Hope Historical Society
Meeting of August 16th 2011
Minutes
President Donovan Bowley called the monthly meeting to order at 7 PM at the Hope Historical Home. Also present were: Bob Appleby, Joe Berry, Marie Berry, Brad & Lorinda Boyd, Dick & Gwen Brodis, Nancy Brown (Appleton), Hope Chase, Cecil & Cindy Dennison, Nancy Ford, Herb Hart, Mary Ireland, Bill & Judith Jones, Will Keene, Ann Leadbetter, Linda Lord, Barbara Ludwig, Eleanor MacDonald, Wally & Diane O'Brien (Lincolnville), Connie Parker (Lincolnville), Nancy Pike (Lincolnville), Dorothy Prescott, Phyllis Prescott, Ron Smith & Diane Sprowl.
Secretary Bill Jones apologized for the absence of minutes
of recent meetings. The President shared with members and friends that Treasurer
Faith Hart is recovering from cancer treatment and, in view of the situation,
the Treasurer's Report was waved.
Reports
For the Building Committee, Herb Hart reported that everything is OK and that he is taking care of the Memory Garden.
For the Website Committee, Vice President and Webmaster Bob Appleby reported that use of www.hopehist.com continued to be brisk. He invited people to check the information on D.H.Mansfield, whose exceptionally frank Superintendent of Education reports over many years are of major interest. He was also a pastor and hymn- and song-writer.
The President reported that he is trying to organize a multi-historical-society meeting in November. Presenter Chris Glass and Christi Mitchell would conduct a workshop on Maine historic house types and on why and how to conduct a historic-structures survey.
The President displayed old tools and farm implements made in South Hope by Payson & Howard that had been acquired by the Society from Dave Schaub (Union) who had discovered them. They will be on display at Hope Historical Home and at www.hopehist.com
Marie Sprowl Berry presented the Society with her late mother's (Margaret Wright Sprowl) collection of pegs from old Hope buildings. She asked whether more pegs and documentation on which went with which building exists. Bill Jones said that two were from the historic Payson house when it was taken down and from the Payson barn, which originally stood behind Hatchet Mountain.
Old Business: none
New Business
It was moved, seconded & unanimously voted that the Treasurer Faith Hart be authorized to pay the renewal of our insurance.
* * *
Bill Jones introduced Lincolnville historian Diane O'Brien.

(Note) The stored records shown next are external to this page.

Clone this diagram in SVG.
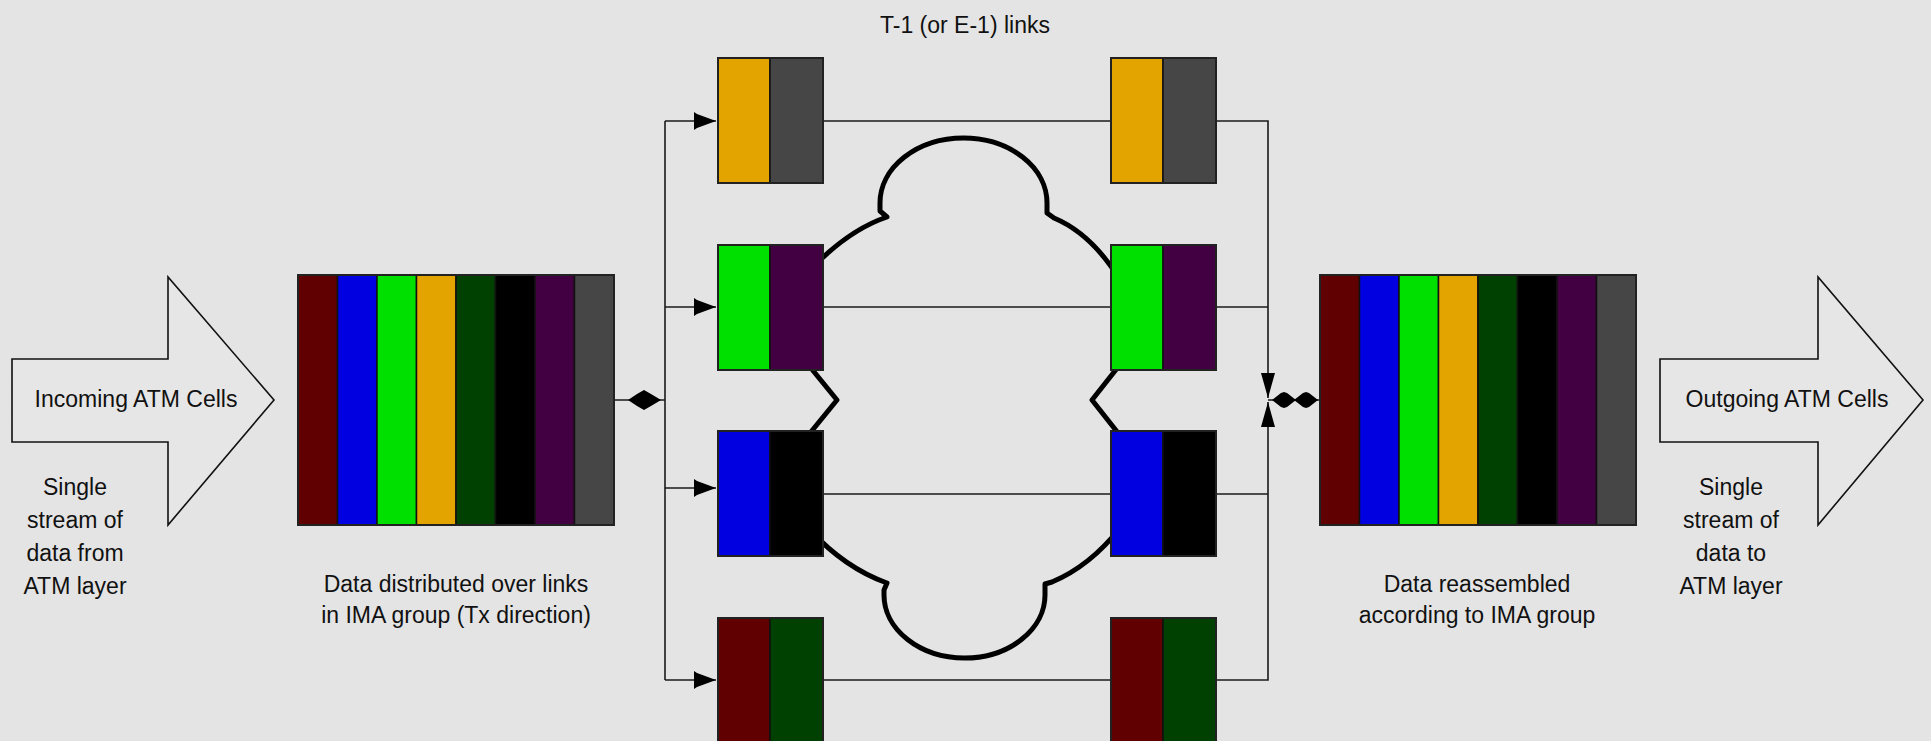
<svg xmlns="http://www.w3.org/2000/svg" width="1931" height="741" viewBox="0 0 1931 741">
  <defs>
    <style>
      .bg { fill: #e4e4e4; }
      .txt { font-family: "Liberation Sans", Arial, sans-serif; font-size: 23px; fill: #111; text-anchor: middle; }
      .wire { fill: none; stroke: #1a1a1a; stroke-width: 1.6; }
      .bigarrow { fill: #e6e6e6; stroke: #111; stroke-width: 1.6; }
      .cell { stroke: #111; stroke-width: 1.5; }
      .frame { fill: none; stroke: #222; stroke-width: 2; }
      .cloud { fill: none; stroke: #000; stroke-width: 5; stroke-linejoin: round; stroke-linecap: round; }
      .head { fill: #000; }
      .c1 { fill: #600000; }
      .c2 { fill: #0000e0; }
      .c3 { fill: #00e000; }
      .c4 { fill: #e3a400; }
      .c5 { fill: #004000; }
      .c6 { fill: #000000; }
      .c7 { fill: #420042; }
      .c8 { fill: #464646; }
    </style>
    <marker id="arrowH" markerUnits="userSpaceOnUse" markerWidth="22" markerHeight="18" refX="22" refY="9" orient="auto">
      <path d="M0,0 L3,2 L22,9 L3,16 L0,18 Z" fill="#000"/>
    </marker>
    <marker id="arrowV" markerUnits="userSpaceOnUse" markerWidth="25" markerHeight="14" refX="25" refY="7" orient="auto">
      <path d="M0,0 L25,7 L0,14 Z" fill="#000"/>
    </marker>
    <!-- eight-cell buffer -->
    <g id="stack8">
      <rect class="cell c1" x="0" y="0" width="39.5" height="250"/>
      <rect class="cell c2" x="39.5" y="0" width="39.5" height="250"/>
      <rect class="cell c3" x="79" y="0" width="39.5" height="250"/>
      <rect class="cell c4" x="118.5" y="0" width="39.5" height="250"/>
      <rect class="cell c5" x="158" y="0" width="39.5" height="250"/>
      <rect class="cell c6" x="197.5" y="0" width="39.5" height="250"/>
      <rect class="cell c7" x="237" y="0" width="39.5" height="250"/>
      <rect class="cell c8" x="276.5" y="0" width="39.5" height="250"/>
      <rect class="frame" x="0" y="0" width="316" height="250"/>
    </g>
  </defs>

  <rect class="bg" x="0" y="0" width="1931" height="741"/>

  <!-- title over the links -->
  <text class="txt" x="965" y="33">T-1 (or E-1) links</text>

  <!-- incoming arrow -->
  <g id="incoming">
    <path class="bigarrow" d="M12,359 L168,359 L168,277 L274,400 L168,525 L168,442 L12,442 Z"/>
    <text class="txt" x="136" y="407">Incoming ATM Cells</text>
    <text class="txt" x="75" y="495">Single</text>
    <text class="txt" x="75" y="528">stream of</text>
    <text class="txt" x="75" y="561">data from</text>
    <text class="txt" x="75" y="594">ATM layer</text>
  </g>

  <!-- outgoing arrow -->
  <g id="outgoing">
    <path class="bigarrow" d="M1660,359 L1818,359 L1818,277 L1923,400 L1818,525 L1818,442 L1660,442 Z"/>
    <text class="txt" x="1787" y="407">Outgoing ATM Cells</text>
    <text class="txt" x="1731" y="495">Single</text>
    <text class="txt" x="1731" y="528">stream of</text>
    <text class="txt" x="1731" y="561">data to</text>
    <text class="txt" x="1731" y="594">ATM layer</text>
  </g>

  <!-- connectors -->
  <g id="connectors">
    <!-- transmit side fan-out -->
    <line class="wire" x1="614" y1="400" x2="665" y2="400"/>
    <path class="head" d="M628,400 L637,394 L644,390 L651,394 L661,400 L651,406 L644,410 L637,406 Z"/>
    <line class="wire" x1="665" y1="121" x2="665" y2="680"/>
    <line class="wire" x1="665" y1="121" x2="716" y2="121" marker-end="url(#arrowH)"/>
    <line class="wire" x1="665" y1="307" x2="716" y2="307" marker-end="url(#arrowH)"/>
    <line class="wire" x1="665" y1="488" x2="716" y2="488" marker-end="url(#arrowH)"/>
    <line class="wire" x1="665" y1="680" x2="716" y2="680" marker-end="url(#arrowH)"/>
    <!-- links across the network -->
    <line class="wire" x1="823" y1="121" x2="1111" y2="121"/>
    <line class="wire" x1="823" y1="307" x2="1111" y2="307"/>
    <line class="wire" x1="823" y1="494" x2="1111" y2="494"/>
    <line class="wire" x1="823" y1="680" x2="1111" y2="680"/>
    <!-- receive side merge -->
    <polyline class="wire" points="1216,121 1268,121 1268,398" marker-end="url(#arrowV)"/>
    <line class="wire" x1="1216" y1="307" x2="1268" y2="307"/>
    <line class="wire" x1="1216" y1="494" x2="1268" y2="494"/>
    <polyline class="wire" points="1216,680 1268,680 1268,402" marker-end="url(#arrowV)"/>
    <line class="wire" x1="1268" y1="400" x2="1320" y2="400"/>
    <path class="head" d="M1272,400 L1281,393 L1284,392 L1287,393 L1296,400 L1287,407 L1284,408 L1281,407 Z"/>
    <path class="head" d="M1294,400 L1303,393 L1306,392 L1309,393 L1318,400 L1309,407 L1306,408 L1303,407 Z"/>
  </g>

  <!-- network cloud between the link ends -->
  <g id="cloud">
    <path class="cloud" d="M808,272 Q848,230 887,217 L880,211 L880,203
      A83.5,65 0 0 1 1047,203 L1047,213 L1054,218 Q1092,234 1120,280
      L1122,362 L1092,400 L1122,438 L1120,528
      Q1090,566 1052,582 L1045,584 L1045,595
      A80.5,63 0 0 1 884,595 L884,590 L887,583
      Q845,568 810,530 L806,438 L837,400 L806,362 Z"/>
  </g>

  <!-- cell buffer before distribution -->
  <g id="tx-buffer">
    <use href="#stack8" x="298" y="275"/>
    <text class="txt" x="456" y="592">Data distributed over links</text>
    <text class="txt" x="456" y="623">in IMA group (Tx direction)</text>
  </g>

  <!-- cell buffer after reassembly -->
  <g id="rx-buffer">
    <use href="#stack8" x="1320" y="275"/>
    <text class="txt" x="1477" y="592">Data reassembled</text>
    <text class="txt" x="1477" y="623">according to IMA group</text>
  </g>

  <!-- transmit link units -->
  <g id="tx-link1">
    <rect class="cell c4" x="718" y="58" width="52" height="125"/>
    <rect class="cell c8" x="770" y="58" width="53" height="125"/>
    <rect class="frame" x="718" y="58" width="105" height="125"/>
  </g>
  <g id="tx-link2">
    <rect class="cell c3" x="718" y="245" width="52" height="125"/>
    <rect class="cell c7" x="770" y="245" width="53" height="125"/>
    <rect class="frame" x="718" y="245" width="105" height="125"/>
  </g>
  <g id="tx-link3">
    <rect class="cell c2" x="718" y="431" width="52" height="125"/>
    <rect class="cell c6" x="770" y="431" width="53" height="125"/>
    <rect class="frame" x="718" y="431" width="105" height="125"/>
  </g>
  <g id="tx-link4">
    <rect class="cell c1" x="718" y="618" width="52" height="125"/>
    <rect class="cell c5" x="770" y="618" width="53" height="125"/>
    <rect class="frame" x="718" y="618" width="105" height="125"/>
  </g>

  <!-- receive link units -->
  <g id="rx-link1">
    <rect class="cell c4" x="1111" y="58" width="52" height="125"/>
    <rect class="cell c8" x="1163" y="58" width="53" height="125"/>
    <rect class="frame" x="1111" y="58" width="105" height="125"/>
  </g>
  <g id="rx-link2">
    <rect class="cell c3" x="1111" y="245" width="52" height="125"/>
    <rect class="cell c7" x="1163" y="245" width="53" height="125"/>
    <rect class="frame" x="1111" y="245" width="105" height="125"/>
  </g>
  <g id="rx-link3">
    <rect class="cell c2" x="1111" y="431" width="52" height="125"/>
    <rect class="cell c6" x="1163" y="431" width="53" height="125"/>
    <rect class="frame" x="1111" y="431" width="105" height="125"/>
  </g>
  <g id="rx-link4">
    <rect class="cell c1" x="1111" y="618" width="52" height="125"/>
    <rect class="cell c5" x="1163" y="618" width="53" height="125"/>
    <rect class="frame" x="1111" y="618" width="105" height="125"/>
  </g>
</svg>
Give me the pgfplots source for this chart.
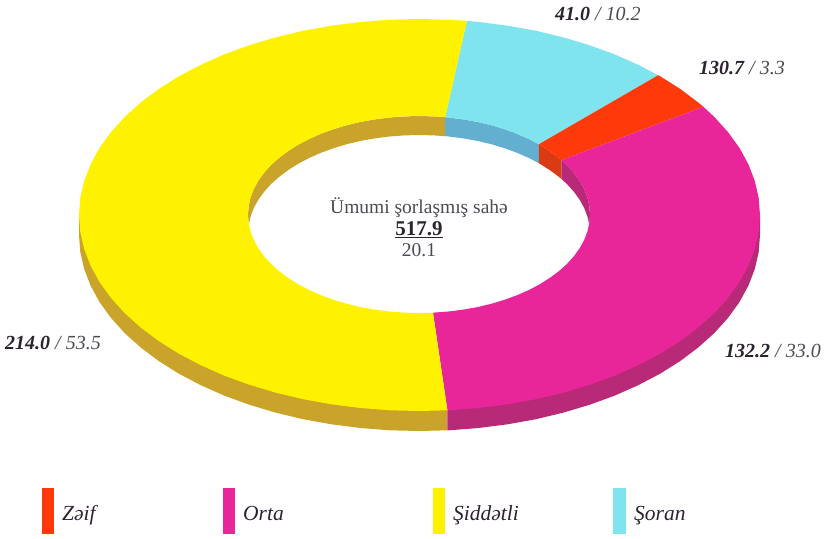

She showed how she is reconstructing the lives of two women who were roommates
at Westbrook Seminary in 1871, one from Lincolnville, one from South Hope,
from over 100 letters to one of them, as well as from letters by that woman
to her mother.
The letters were discovered in 1969 in a barn on Route 1 by Annie Munroe
Allen, who had inherited the barn and who was not related to the letter-writers.
The letters were to Helen nee Higgins Dickey Butler, or from her to her
mother. Helen was born in 1850 and lived on the Greenacre Road. Evidently,
the family was poor. Helen taught school. At the time, the Universalist
movement was flourishing in Maine. The Universalist church in Belfast was
publishing the Gospel Banner; in 1870, its pastor, George Quimby, arranged
for Helen to go to the Universalist Westbrook Seminary where Martha Leach
of South Hope was her roommate.
Martha Leech (nee Fogler) was born in 1842 to one of South Hope's prominent
mill-owning families. She had married John D. Leach, who fought in the Great
Rebellion and died at the Battle of the Wilderness. Many of the letters
are from Martha to Helen.
Westbrook Seminary, founded in 1838 originally for girls, was one of the
nation's earliest co-ed institutions of higher learning and exceptionally
liberal for its time.
From the letters, Helen appears to have been a serious and diligent student.
She was pinched for cash; she arrived not knowing she would have to provide
her own bedding and had to make her own. She attended for two terms, returning
to Lincolnville to marry Dickey in 1873. She was probably unable to afford
another term.
Martha's letters suggest that she was more interested in the social life
and more able financially to live it. She attended Westbrook after Helen
dropped out. Her letters talk of missing Helen and wanting her to come back.
They indicate more travel to Portland and trips home, sometimes by ship.
Though widowed, she seemed to be managing rather well.
Diane O'Brien explained the difficulties of reading and interpreting other
people's private correspondence, including deciphering handwriting and figuring
out the relationships between people generally referred to by nicknames.
For her and Connie Parker, it is an on-going work.
After a lively discussion, members and guests enjoyed snacks provided by Ann Leadbetter and Gwen Brodis.